I don't think there is a cryptographically-secure way to have passwords in your process memory, be able to use them, but not give access to it to a user that can run your application under a debugger or inspect your core dumps.

What you can do is obscure the password. Here are some techniques you can use:

  • Not keep the password as a simple string anywhere in your memory (scatter the characters around, etc.)
  • Scrub all the variables that the password is stored in after they are used (e.g. if you pass the password to a function, you should set all the characters of that variable to NUL inside the function after you are done with it.
  • Encrypt the password.
  • Vary the encryption key at each run of the application (or periodically if it's a long-running app.)
  • Generate the encryption key procedurally based on some aspect of the system/hardware and not store the encryption key for the password anywhere in your process memory.
  • Use hardware like the Trusted Platform Module (TPM) if available.

Implementing the above consistently and effectively is quite hard and impacts all of your code that deals with the password.
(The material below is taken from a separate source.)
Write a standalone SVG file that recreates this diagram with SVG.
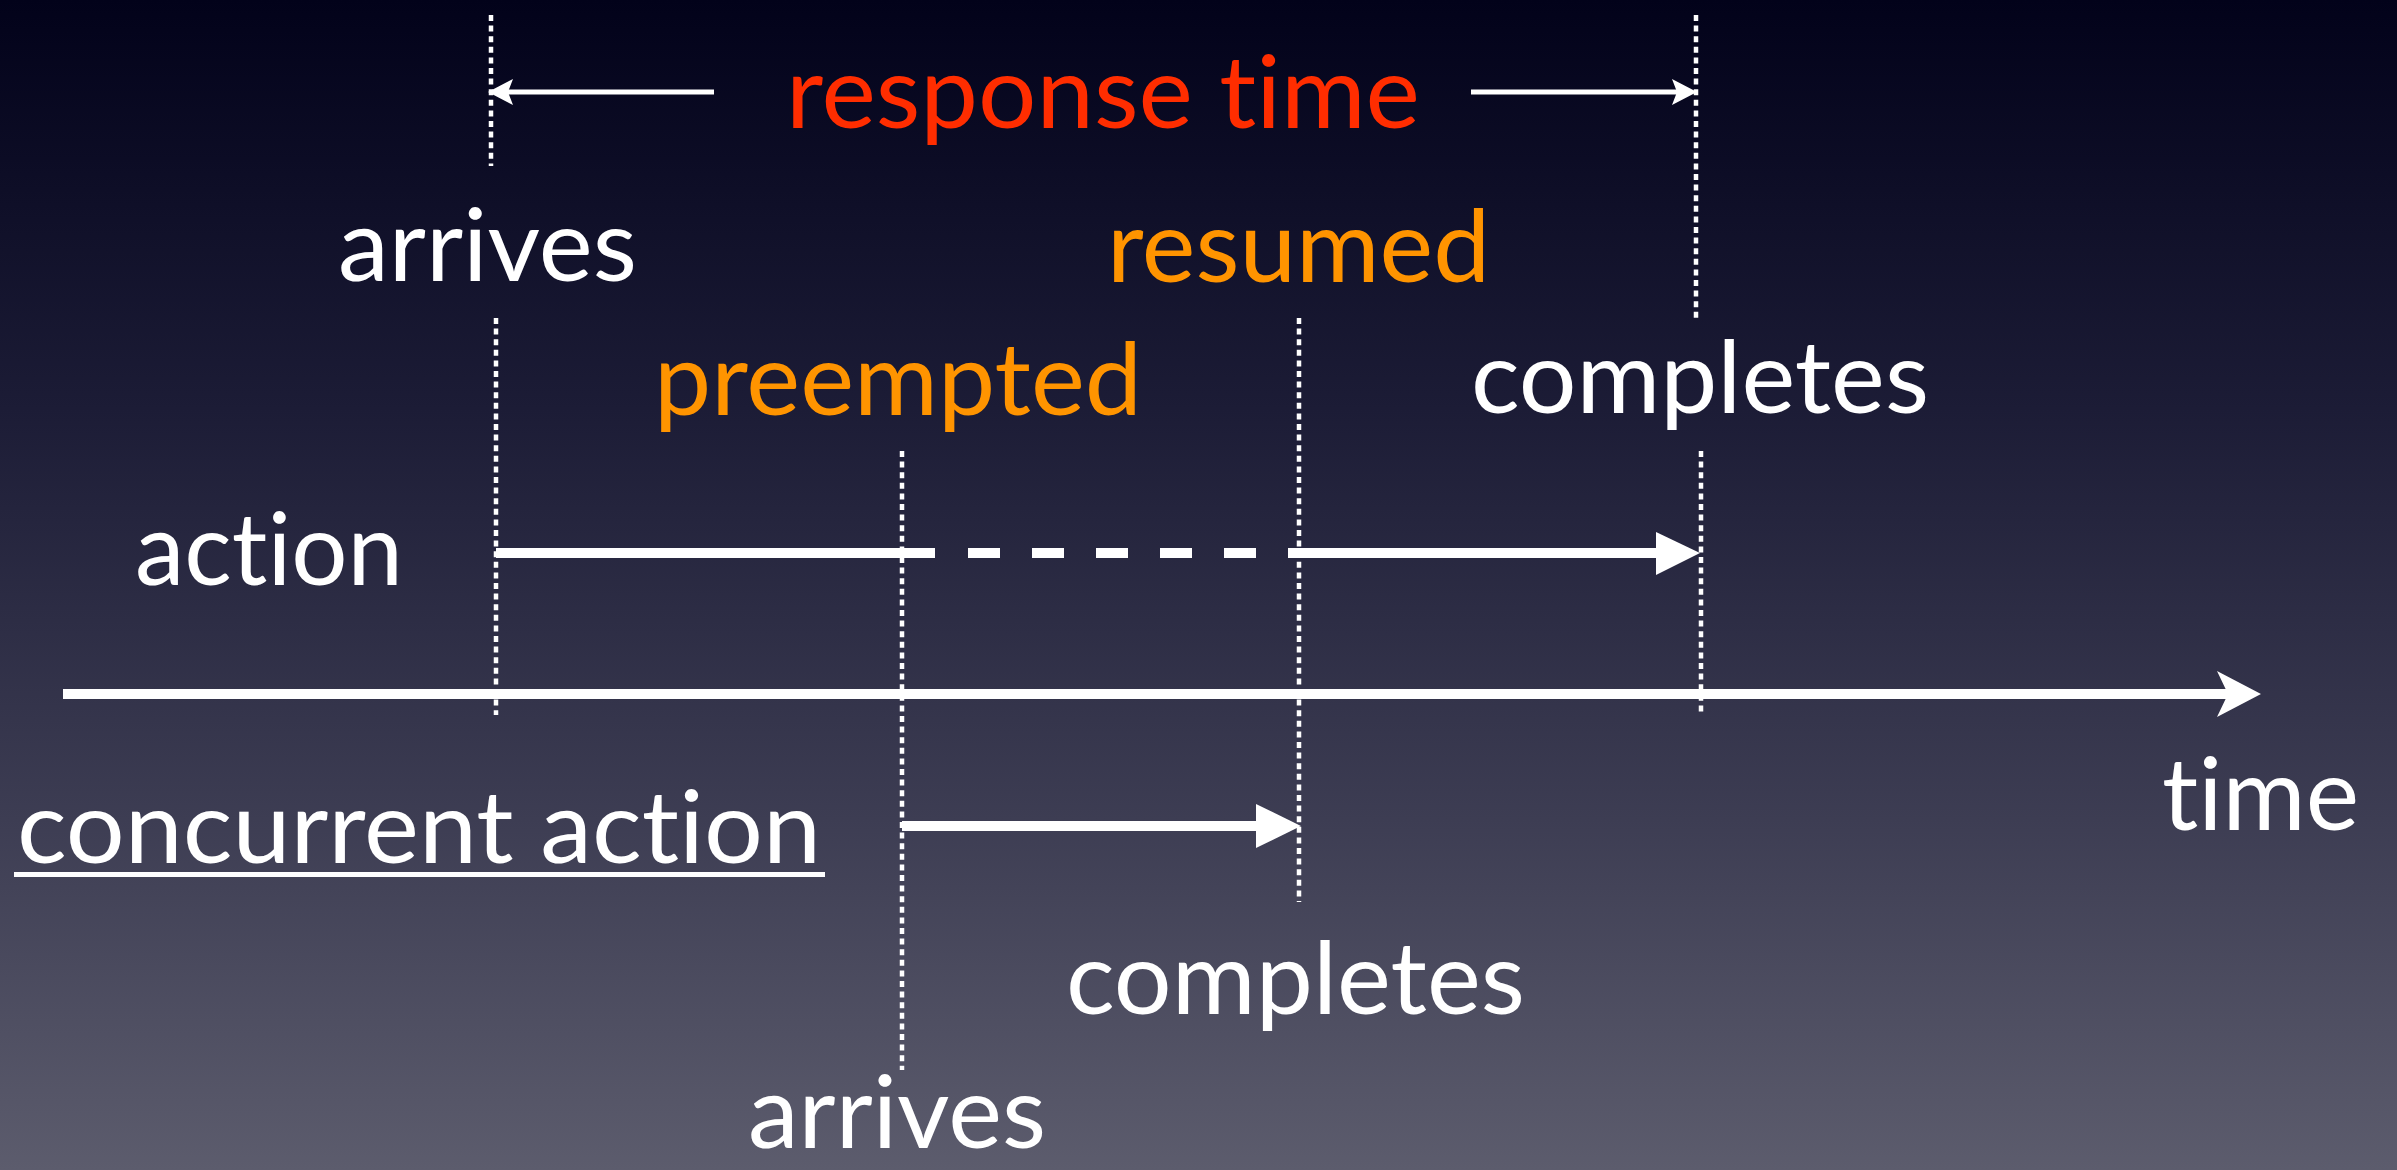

And sometimes you even have to intentionally make your code more obscure and go against all your instincts as a programmer (e.g. not passing the password into functions as a parameter, but using hard-coded addresses inside the function.)

I, once again, have to emphasize that it's probably provably impossible to secure your passwords in software only, when the adversary has complete access to the physical machine.

As for the second part of your question, I don't know of any header-only encryption libraries, but encrypting a password will probably only need a cipher and probably a hash. And all of the best algorithms have public-domain or otherwise free implementations in the wild. You can get one of those and copy/paste into your own application. Don't forget to seriously test it though!